Cooking with kids is not just about ingredients, recipes, and cooking. It's about harnessing imagination, empowerment, and creativity.
— Guy Fieri
Read More From Delishably
I learned not only cooking and baking from my mother and grandmother but also canning and preservation. We come from a long line of farmers—and harvest time means canning time. It was almost a party to rival a taco feed. I never looked forward to it as much though.
Each year as we got fruit by the box loads, the women were all called together to join Grandma for a canning day. It meant that all the empty canning jars had to be carted up from the basement (usually by me and my sisters), taken to the bathroom (because the kitchen was busy with food preparation), and scrubbed with hot, soapy water in the bathtub. First, I hated this job because it was backbreaking. Second, I hated that I was alone in the bathroom while all the conversation when on in the kitchen. When the jars were finally clean and brought to the kitchen, I could help with the peeling, coring, cutting, dicing, or slicing of fruit, or packing the jars.
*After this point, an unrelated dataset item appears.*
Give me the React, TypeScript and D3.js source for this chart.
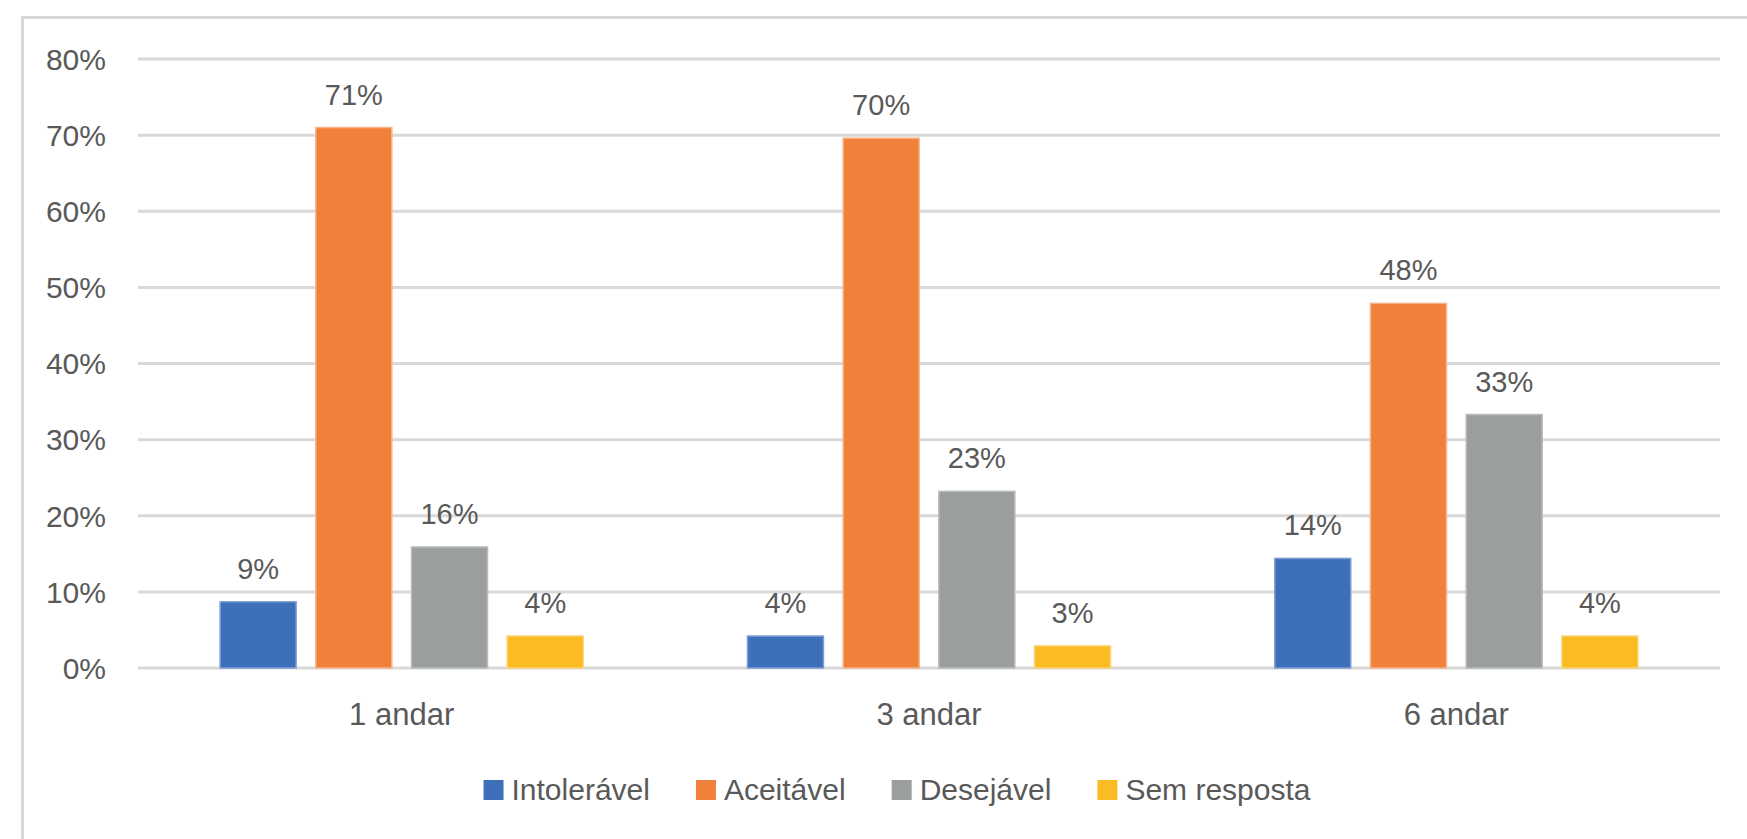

In the canning process, the quart jars (even the clean ones I washed) had to be sterilized in boiling water. With tongs, they were retrieved from the boiling water and immediately packed with the prepared fruit. Then the hot liquid (sugared water or just water) was poured into the jar to within half an inch of the rim, and the hot lid and ring were synched down. Then the jar had to be put into a large pot with six other jars and boiled for 10 minutes. This was usually for peaches, apples, apricots, and even whole tomatoes. Once they were removed from the hot bath, they were placed on a towel on the table to cool and the lids would compress causing a seal in the jar. Now the fruit was good for the next few years unless the seal was broken. I loved the sound of the lids as they sealed. It made a musical “foomp” or “pop” sound. It meant all the hard work was successful.
We canned hundreds of quarts of fruit every summer, ready for peach cobblers or apple pies all winter. As you can guess, this was an all-day event and meant standing for hours in front of the sink and stove in a very humid kitchen.
Pig Latin in the Kitchen
If you come from a family like mine you probably heard about Pig Latin. Little people have big ears, and I certainly was a quiet listening type. I loved being in the kitchen to hear all the talk and the adult women didn’t really want me to hear ALL the talk so they would talk in Pig Latin. At first, it was just gibberish to me, but I was interested because it seemed to be something that was of importance. If you don’t want me to hear it, it has to be pretty important. It took a while but eventually, I worked out a word or two. Once I had deciphered one or two, I cracked the code and could understand it all. That’s when they couldn’t use the Pig Latin anymore.
When men reach their sixties and retire, they go to pieces. Women go right on cooking.
— Gail Sheehy
During this pandemic, so many dear friends have approached me via email and social media asking me to give them tips on baking. Staying home has introduced women to the kitchen again. Surely, a pandemic isn’t what was needed to pass cooking skills onto the next generation—or was it? What do you think?